**YOUR OBJECTIVE:** Keep only the lines that hold the string "this", filtering out the rest of the entries below.

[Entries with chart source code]
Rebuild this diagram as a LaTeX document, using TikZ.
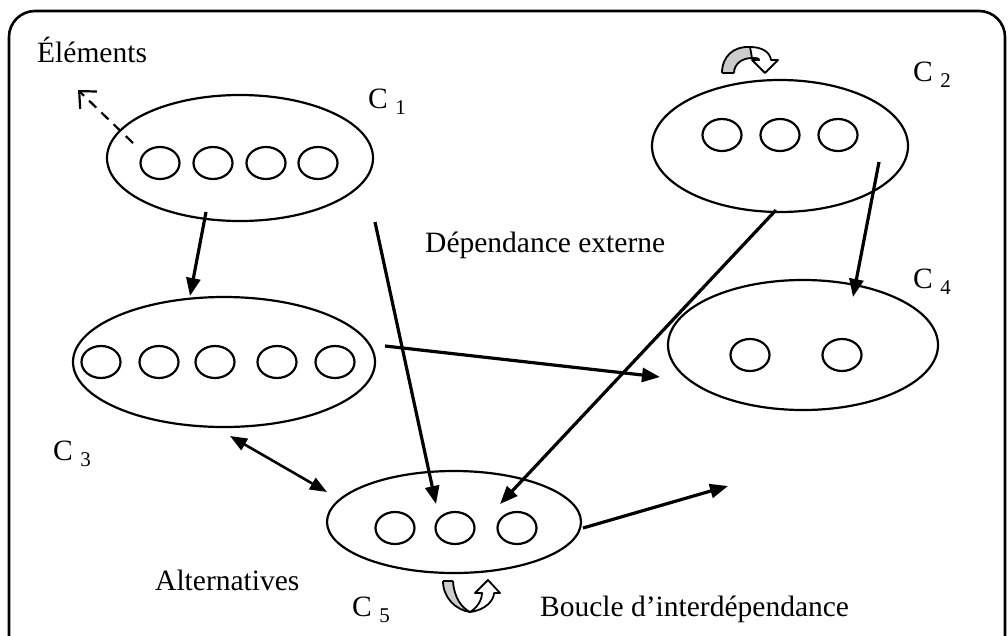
\documentclass[tikz,border=0pt]{standalone}
\usepackage{fontspec}
\setmainfont{Liberation Serif}
\usetikzlibrary{shapes.geometric,arrows.meta,calc}
% component label: "C" followed by a lowered index
\newcommand\complabel[1]{C {\fontsize{21}{21}\selectfont\raisebox{-6pt}{#1}}}
\begin{document}
\begin{tikzpicture}[x=1pt,y=-1pt,
  grp/.style={ellipse,draw,line width=2.2pt,inner sep=0pt},
  elt/.style={ellipse,draw,line width=2.2pt,minimum width=39pt,minimum height=32pt,inner sep=0pt},
  arr/.style={line width=3.2pt,-{Triangle[length=18pt,width=14pt]}},
  darr/.style={line width=2.6pt,{Triangle[length=17pt,width=13pt]}-{Triangle[length=17pt,width=13pt]}},
  dasharr/.style={line width=2.2pt,dash pattern=on 10pt off 7pt,-{Straight Barb[length=13pt,width=24pt,line width=2.2pt]}},
  lbl/.style={inner sep=0pt,anchor=base west,font=\fontsize{29.5}{35}\selectfont},
  band/.style={line width=1.8pt,line join=round},
]
\useasboundingbox (0,0) rectangle (1008,635);
\clip (0,0) rectangle (1008,635);

% outer frame
\draw[line width=2.6pt,rounded corners=26pt] (9,11) rectangle (1005,665);

% components
\node[grp,minimum width=266pt,minimum height=126pt] (c1) at (240,158) {};
\node[grp,minimum width=256pt,minimum height=132pt] (c2) at (780,146) {};
\node[grp,minimum width=302pt,minimum height=130pt] (c3) at (224,362) {};
\node[grp,minimum width=270pt,minimum height=130pt] (c4) at (803,345) {};
\node[grp,minimum width=254pt,minimum height=102pt] (c5) at (454,522) {};

% elements inside each component
\foreach \x [count=\i] in {160,213,266,318} \node[elt] (c1e\i) at (\x,163) {};
\foreach \x [count=\i] in {722,780,838} \node[elt] (c2e\i) at (\x,135) {};
\foreach \x [count=\i] in {101,159,215,277,335} \node[elt] (c3e\i) at (\x,362) {};
\foreach \x [count=\i] in {750,842} \node[elt] (c4e\i) at (\x,355) {};
\foreach \x [count=\i] in {395,455,517} \node[elt] (c5e\i) at (\x,528) {};

% labels
\node[lbl] (lelem) at (37,62) {Éléments};
\node[lbl] (l1) at (368,108) {\complabel{1}};
\node[lbl] (l2) at (913,81) {\complabel{2}};
\node[lbl] (l4) at (913,288) {\complabel{4}};
\node[lbl] (l3) at (53,460) {\complabel{3}};
\node[lbl] (l5) at (352,616) {\complabel{5}};
\node[lbl] (ldep) at (425,252) {Dépendance externe};
\node[lbl] (lalt) at (155,590) {Alternatives};
\node[lbl] (lbou) at (540,616) {Boucle d’interdépendance};

% dependencies
\draw[arr] ([shift={(-34,54)}]c1.center) -- ([shift={(-34,-66)}]c3.center);
\draw[arr] ([shift={(135,64)}]c1.center) -- ([shift={(-18,-18)}]c5.center);
\draw[arr] ([shift={(-4,64)}]c2.center) -- ([shift={(46,-18)}]c5.center);
\draw[arr] ([shift={(99,16)}]c2.center) -- ([shift={(50,-48)}]c4.center);
\draw[arr] ([shift={(161,-16)}]c3.center) -- ([shift={(-143,32)}]c4.center);
\draw[arr] ([shift={(129,6)}]c5.center) -- ([shift={(-75,141)}]c4.center);
\draw[darr] ([shift={(6,74)}]c3.center) -- ([shift={(-127,-30)}]c5.center);

% elements pointer
\coordinate (elemtip) at (78,90);
\draw[dasharr] ([shift={(-107,-15)}]c1.center) -- (elemtip);

% self loop above C2: grey back face, white front face with block head
\fill[gray!40] (722,73) .. controls (722,56) and (734,46) .. (750,47)
  -- (752,58) .. controls (742,58) and (734,64) .. (734,73) -- cycle;
\draw[band] (722,73) .. controls (722,56) and (734,46) .. (750,47);
\draw[band] (734,73) .. controls (734,64) and (742,58) .. (752,58);
\draw[band] (722,73) -- (734,73);
\draw[band,fill=white] (750,47) .. controls (762,47) and (770,52) .. (771,60)
  -- (778,60) -- (765,73) -- (752,60) -- (759,60)
  .. controls (759,58) and (756,58) .. (752,58) -- cycle;

% interdependence loop below C5
\fill[gray!40] (443,581) -- (453,581) .. controls (454,598) and (462,608) .. (470,612)
  .. controls (456,610) and (443,598) .. (443,581) -- cycle;
\draw[band] (443,581) .. controls (443,598) and (456,610) .. (470,612);
\draw[band] (453,581) .. controls (454,598) and (462,608) .. (470,612);
\draw[band] (443,581) -- (453,581);
\draw[band,fill=white] (470,612) .. controls (486,610) and (494,600) .. (494,593)
  -- (500,593) -- (488,580) -- (475,593) -- (482,593)
  .. controls (482,600) and (477,608) .. (470,612) -- cycle;
\end{tikzpicture}
\end{document}
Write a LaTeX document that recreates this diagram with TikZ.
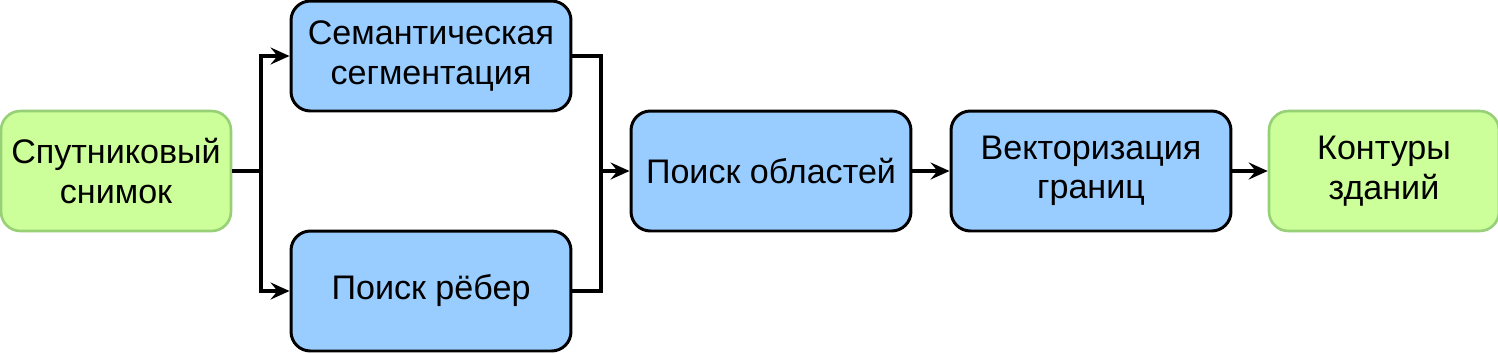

**RESPONSE BELOW:**
Rebuild this diagram as a LaTeX document, using TikZ.
Write a LaTeX document that recreates this diagram with TikZ.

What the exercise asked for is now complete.